Your objective: Only the lines from the start of the data through the line containing "from matplotlib.ticker import" should be written out, exactly as they are, with both ends included and the pictures left out.

━━━━━━━━━━━━━━━━━━━━━━━━━━━━━━

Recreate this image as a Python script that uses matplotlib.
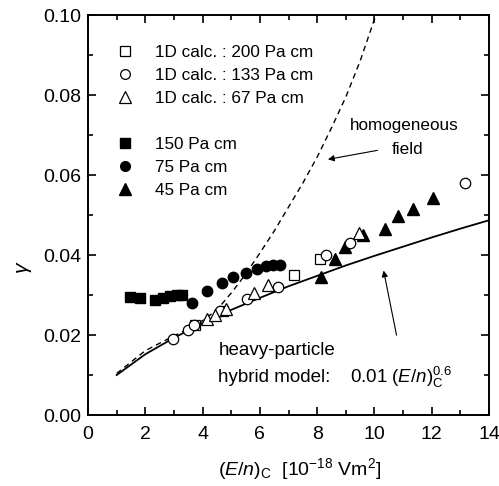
import matplotlib
matplotlib.use("Agg")
import matplotlib.pyplot as plt
from matplotlib.lines import Line2D
from matplotlib.ticker import MultipleLocator, FormatStrFormatter

plt.rcParams['font.family'] = ['Liberation Sans', 'DejaVu Sans']
plt.rcParams['mathtext.fontset'] = 'custom'
plt.rcParams['mathtext.rm'] = 'Liberation Sans'
plt.rcParams['mathtext.it'] = 'Liberation Sans:italic'

# 1D calculation results (open symbols)
sq200_x = [3.75, 4.7, 7.2, 8.1]
sq200_y = [0.0225, 0.026, 0.035, 0.039]
ci133_x = [2.95, 3.5, 3.7, 4.6, 5.55, 6.65, 8.3, 9.15, 13.15]
ci133_y = [0.019, 0.0213, 0.0225, 0.026, 0.029, 0.032, 0.040, 0.043, 0.058]
tr67_x = [4.15, 4.45, 4.8, 5.8, 6.3, 9.45]
tr67_y = [0.024, 0.025, 0.0265, 0.0305, 0.0325, 0.0455]

# measured values (filled symbols)
sq150_x = [1.47, 1.82, 2.34, 2.62, 2.86, 3.11, 3.28]
sq150_y = [0.0295, 0.0292, 0.0287, 0.0293, 0.0298, 0.0301, 0.0301]
ci75_x = [3.63, 4.15, 4.68, 5.06, 5.5, 5.9, 6.2, 6.45, 6.7]
ci75_y = [0.028, 0.031, 0.033, 0.0345, 0.0356, 0.0366, 0.0373, 0.0375, 0.0376]
tr45_x = [8.14, 8.62, 8.97, 9.6, 10.37, 10.82, 11.35, 12.05]
tr45_y = [0.0345, 0.039, 0.042, 0.045, 0.0465, 0.0498, 0.0515, 0.0543]

# heavy-particle hybrid model curve
model_x = [1, 2, 3, 4, 5, 6, 7, 8, 9, 10, 11, 12, 13, 14]
model_y = [0.0100, 0.0152, 0.0193, 0.0230, 0.0263, 0.0293, 0.0322,
           0.0348, 0.0374, 0.0398, 0.0421, 0.0444, 0.0466, 0.0487]

# homogeneous field curve
homo_x = [1, 2, 3, 3.5, 4, 4.5, 5, 5.5, 6, 6.5, 7, 7.5, 8, 8.5, 9, 9.5, 10.05]
homo_y = [0.0104, 0.0161, 0.0198, 0.0215, 0.0236, 0.0263, 0.0305, 0.0352,
          0.0405, 0.046, 0.052, 0.058, 0.0645, 0.0718, 0.0795, 0.0885, 0.1]

fig = plt.figure(figsize=(4.99, 4.86), dpi=100)
ax = fig.add_axes([0.1764, 0.146, 0.8036, 0.823])

ax.plot(model_x, model_y, color='black', lw=1.3, zorder=2)
ax.plot(homo_x, homo_y, color='black', lw=1.0, ls=(0, (4, 3)), zorder=2)

ms = 7.5
ax.plot(sq150_x, sq150_y, 's', color='black', ms=ms, ls='none')
ax.plot(ci75_x, ci75_y, 'o', color='black', ms=ms, ls='none')
ax.plot(tr45_x, tr45_y, '^', color='black', ms=ms + 1, ls='none')
open_kw = dict(mfc='white', mec='black', mew=0.9, ls='none')
ax.plot(sq200_x, sq200_y, 's', ms=ms, **open_kw)
ax.plot(ci133_x, ci133_y, 'o', ms=ms, **open_kw)
ax.plot(tr67_x, tr67_y, '^', ms=ms + 1, **open_kw)

handles = [
    Line2D([], [], marker='s', ms=7, **open_kw),
    Line2D([], [], marker='o', ms=7, **open_kw),
    Line2D([], [], marker='^', ms=8, **open_kw),
    Line2D([], [], ls='none'),
    Line2D([], [], marker='s', color='black', ms=7, ls='none'),
    Line2D([], [], marker='o', color='black', ms=7, ls='none'),
    Line2D([], [], marker='^', color='black', ms=8, ls='none'),
]
labels = ['1D calc. : 200 Pa cm', '1D calc. : 133 Pa cm', '1D calc. : 67 Pa cm', '',
          '150 Pa cm', '75 Pa cm', '45 Pa cm']
ax.legend(handles, labels, loc='upper left', bbox_to_anchor=(0.067, 0.926),
          frameon=False, fontsize=12.3, handlelength=1.2, handletextpad=1.15,
          labelspacing=0.47, borderpad=0, borderaxespad=0)

ax.text(11.05, 0.0725, 'homogeneous', ha='center', va='center', fontsize=12.3)
ax.text(11.15, 0.0663, 'field', ha='center', va='center', fontsize=12.3)
ax.annotate('', xy=(8.28, 0.0638), xytext=(10.2, 0.0663),
            arrowprops=dict(arrowstyle='-|>', color='black', lw=0.8,
                            mutation_scale=9))

ax.text(4.55, 0.01625, 'heavy-particle', ha='left', va='center', fontsize=13.5)
ax.text(4.55, 0.0095, 'hybrid model:', ha='left', va='center', fontsize=13.5)
ax.text(9.15, 0.0095, r'0.01 $(\mathit{E/n})_\mathrm{C}^{0.6}$', ha='left',
        va='center', fontsize=13.5)
ax.annotate('', xy=(10.3, 0.0368), xytext=(10.79, 0.0193),
            arrowprops=dict(arrowstyle='-|>', color='black', lw=0.8,
                            mutation_scale=9))

ax.set_xlim(0, 14)
ax.set_ylim(0, 0.10)
ax.xaxis.set_major_locator(MultipleLocator(2))
ax.xaxis.set_minor_locator(MultipleLocator(1))
ax.yaxis.set_major_locator(MultipleLocator(0.02))
ax.yaxis.set_minor_locator(MultipleLocator(0.01))
ax.yaxis.set_major_formatter(FormatStrFormatter('%.2f'))
ax.tick_params(which='both', direction='in', top=True, right=True,
               labelsize=14, width=1.2)
ax.tick_params(which='major', length=6, pad=5)
ax.tick_params(axis='x', which='major', pad=8)
ax.tick_params(which='minor', length=3.5)
for s in ax.spines.values():
    s.set_linewidth(1.4)

ax.set_xlabel(r'$(\mathit{E/n})_\mathrm{C}$  [10$^{-18}$ Vm$^2$]', fontsize=14)
ax.xaxis.set_label_coords(0.529, -0.1025)
ax.set_ylabel(r'$\gamma$', fontsize=15)
ax.yaxis.set_label_coords(-0.135, 0.37)

fig.savefig('out.png', dpi=100)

━━━━━━━━━━━━━━━━━━━━━━━━━━━━━━

Answer to the task:
Recreate this image as a Python script that uses matplotlib.
import matplotlib
matplotlib.use("Agg")
import matplotlib.pyplot as plt
from matplotlib.lines import Line2D
from matplotlib.ticker import MultipleLocator, FormatStrFormatter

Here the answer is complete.